User Q&A: "How can we quickly judge the process level of a low-pressure casting supplier?" In addition to looking at the equipment brand, we should focus on the details of its process control. You can ask them how they set and monitor process curves for different products, and whether they have a complete process database and closed-loop feedback system. An excellent supplier should be able to clearly explain the logic of its parameter settings, rather than just relying on experience.

4. From Alloy to Mold: Front-End Design Paving the Way for High Density and Uniformity
Excellent casting results start before casting. The collaborative design of materials and molds is the foundation. For components requiring high density, aluminum alloy grades with a narrow solidification range, good fluidity, and excellent feeding properties are usually selected, such as A356.2 or similar modified alloys. Mold design must fully consider the filling characteristics of low-pressure casting: the position and size of the gate (connection with the riser tube) determine the efficiency of the feeding channel and temperature distribution; the design of exhaust grooves must ensure that air in the cavity is discharged smoothly without interfering with the directional solidification sequence; the layout of cooling water channels directly shapes the temperature field and is the "baton" for controlling grain growth.
A common design key point is to leverage the advantage of low-pressure casting in forming complex inner cavities. Through reasonable casting structure design (such as uniform wall thickness and smooth transition), hot spots can be reduced, thereby fundamentally lowering the risk of shrinkage porosity and coarse grains.

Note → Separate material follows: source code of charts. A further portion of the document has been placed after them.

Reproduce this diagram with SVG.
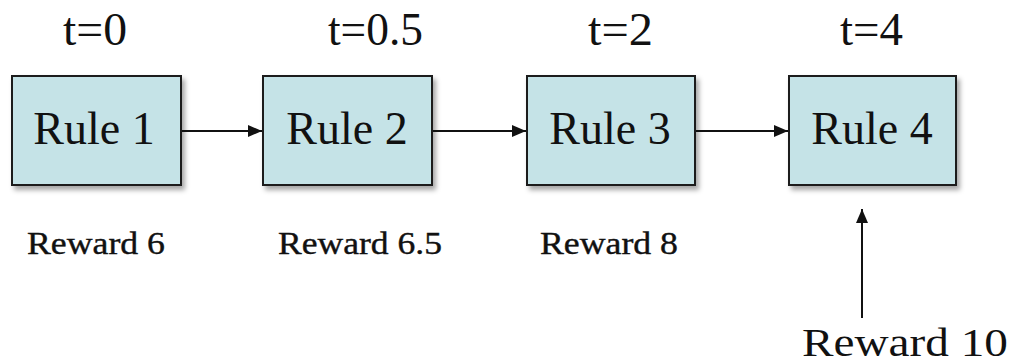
<svg xmlns="http://www.w3.org/2000/svg" width="1013" height="364" viewBox="0 0 1013 364">
  <style>
    .box { fill: #c5e3e7; stroke: #1a1a1a; stroke-width: 2; }
    .rule { text-anchor: middle; }
    .reward { stroke: #111; stroke-width: 0.4; }
    .link { stroke: #111; stroke-width: 2; fill: none; marker-end: url(#head); }
  </style>
  <defs>
    <marker id="head" viewBox="0 0 14 12" refX="14" refY="6" markerWidth="14" markerHeight="12" markerUnits="userSpaceOnUse" orient="auto">
      <path d="M0,0 L14,6 L0,12 Z" fill="#111"/>
    </marker>
    <filter id="shadow" x="-10%" y="-10%" width="130%" height="130%">
      <feDropShadow dx="3" dy="4" stdDeviation="2.5" flood-color="#000" flood-opacity="0.35"/>
    </filter>
  </defs>

  <rect width="1013" height="364" fill="#ffffff"/>

  <g font-family="Liberation Serif, Times New Roman, serif" fill="#111">
    <!-- time labels -->
    <g id="times" font-size="46">
      <text x="63" y="45" textLength="64" lengthAdjust="spacingAndGlyphs">t=0</text>
      <text x="328" y="45" textLength="95" lengthAdjust="spacingAndGlyphs">t=0.5</text>
      <text x="588" y="45" textLength="65" lengthAdjust="spacingAndGlyphs">t=2</text>
      <text x="840" y="45" textLength="63" lengthAdjust="spacingAndGlyphs">t=4</text>
    </g>

    <!-- rule nodes -->
    <g id="rule1" font-size="46">
      <rect class="box" x="12" y="76" width="169" height="109" filter="url(#shadow)"/>
      <text class="rule" x="94" y="144">Rule 1</text>
    </g>
    <g id="rule2" font-size="46">
      <rect class="box" x="263" y="76" width="169" height="109" filter="url(#shadow)"/>
      <text class="rule" x="347" y="144">Rule 2</text>
    </g>
    <g id="rule3" font-size="46">
      <rect class="box" x="527" y="76" width="168" height="109" filter="url(#shadow)"/>
      <text class="rule" x="610" y="144">Rule 3</text>
    </g>
    <g id="rule4" font-size="46">
      <rect class="box" x="789" y="76" width="167" height="109" filter="url(#shadow)"/>
      <text class="rule" x="872" y="144">Rule 4</text>
    </g>

    <!-- reward labels -->
    <g id="rewards" font-size="32">
      <text class="reward" x="27" y="254" textLength="138" lengthAdjust="spacingAndGlyphs">Reward 6</text>
      <text class="reward" x="278" y="254" textLength="164" lengthAdjust="spacingAndGlyphs">Reward 6.5</text>
      <text class="reward" x="540" y="254" textLength="138" lengthAdjust="spacingAndGlyphs">Reward 8</text>
      <text x="802" y="356" font-size="40" textLength="206" lengthAdjust="spacingAndGlyphs">Reward 10</text>
    </g>
  </g>

  <!-- connectors -->
  <g id="connectors">
    <line class="link" x1="182" y1="131" x2="262" y2="131"/>
    <line class="link" x1="433" y1="131" x2="526" y2="131"/>
    <line class="link" x1="696" y1="131" x2="788" y2="131"/>
    <line class="link" x1="862" y1="318" x2="862" y2="209"/>
  </g>
</svg>
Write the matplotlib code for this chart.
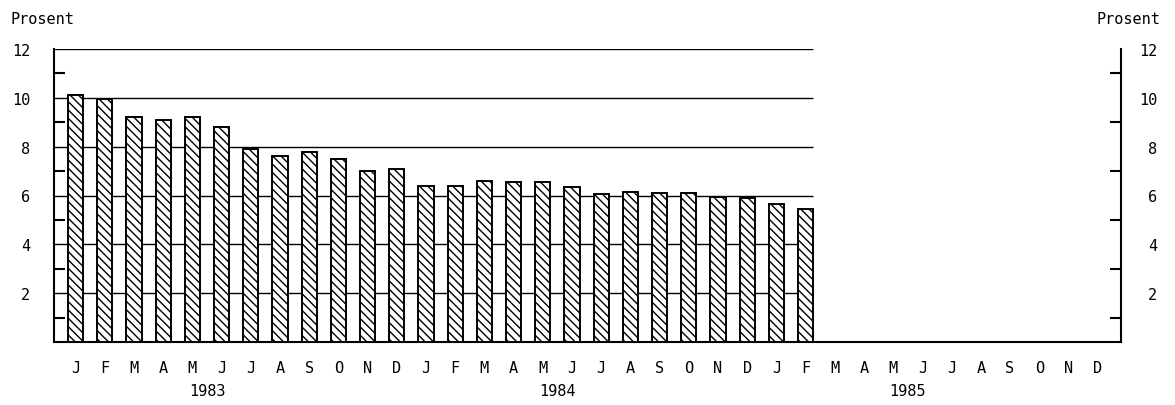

User Q&A: "Our product design has little room for modification—can we still benefit from low-pressure casting?" Absolutely. Even with a fixed product structure, experienced engineers can adapt to the low-pressure Casting Process by optimizing the mold’s gating and exhaust systems and cooling scheme to improve internal quality to the maximum extent. This is why cooperating with foundries with collaborative design capabilities is so important.
Conclusion
Achieving high density and uniform grains in aluminum alloy parts is by no means dependent on a single "magic" step, but the inevitable result of the entire systematic process logic of low-pressure casting—from smooth reverse filling, to precise directional solidification, to multi-parameter systematic coupling and front-end design support. It embodies an engineering philosophy that pursues internal quality stability. For B-end customers seeking reliable, high-performance Aluminum Alloy Castings, understanding the depth of this process means you can more accurately identify high-quality suppliers and jointly create hard-core products that lay a foundation for advantage in fierce market competition. Through such precise control of the metal solidification process, low-pressure casting transforms the potential of aluminum alloys into tangible and reliable product performance.

FAQ
Q: What is the essential difference in density between low-pressure casting and high-pressure die casting? A: High-pressure die casting fills at extremely high pressure (tens to hundreds of MPa) at high speed and freezes instantaneously, which is suitable for producing thin-walled complex parts. However, high speed easily causes air entrainment, and rapid solidification is not conducive to feeding, leading to internal micro-blowholes. Such castings are usually not heat-treatable or weldable. Low-pressure casting features low pressure and slow speed, focusing on sequential solidification and continuous feeding. It can produce dense parts that are heat-treatable, weldable, and with bulk density close to the theoretical value, making it more suitable for structural parts with high requirements for air tightness, strength, and toughness.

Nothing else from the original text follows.